To answer your last question, culture change is a tricky situation because I am unaware of the dynamics of your current culture. I cannot help you get somewhere if I do not know where you are coming from. Also, frankly, some cultures are worth the effort to change and some may not be. In general, cultural change requires leadership. Some churches may not be able to institute this kind of change without a “burning platform” crisis.
The Harvard Management Communication Letter says if you don't have a burning platform to push people away from the past then you need a compelling vision of the "The Promised Land" that is strong enough to draw people to it. In identifying the burning platform, do not overstate the extent of the crisis, it warns, or you will destroy credibility. And involve everyone in the solution or they will go in all directions.
On a tactical level, begin a project to identify all of the current data sources in place that the ministries rely on – every database, spreadsheet, 3x5 cards, etc. By documenting these, a church can have an appreciation for the inconsistencies of the data – how out of date some is, how many duplicates there are, and a better picture of the total number of ‘silo’ data stores.

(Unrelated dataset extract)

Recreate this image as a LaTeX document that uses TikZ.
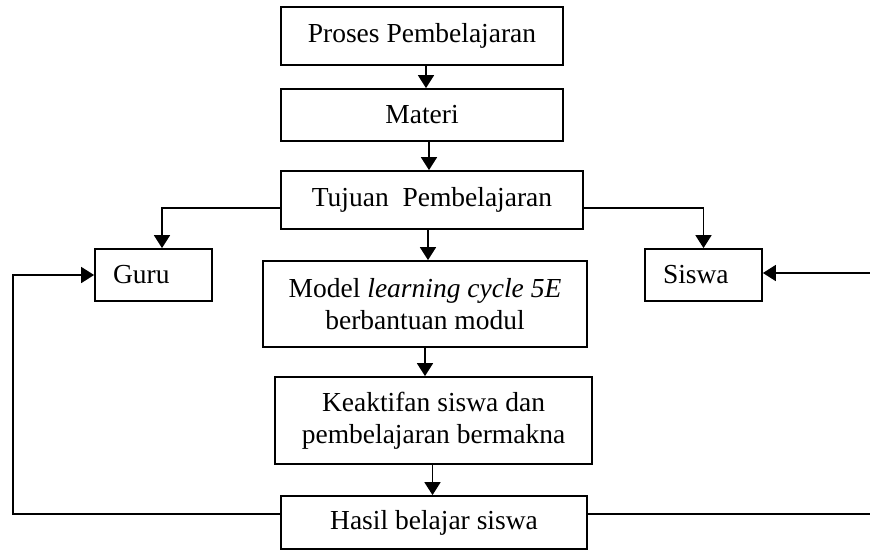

Once there is an appreciation of the level of the problem, look at the congregation service issues that arise from the disparate databases. Ask yourself how much “customer service” can improve if all ministries are singing from the same hymnal; I mean working off the same information. If everyone is responsible for the quality of the data, although it creates work, the data quality will improve. Caring about people is also caring about the information that is a reflection of those people. Hope this helps!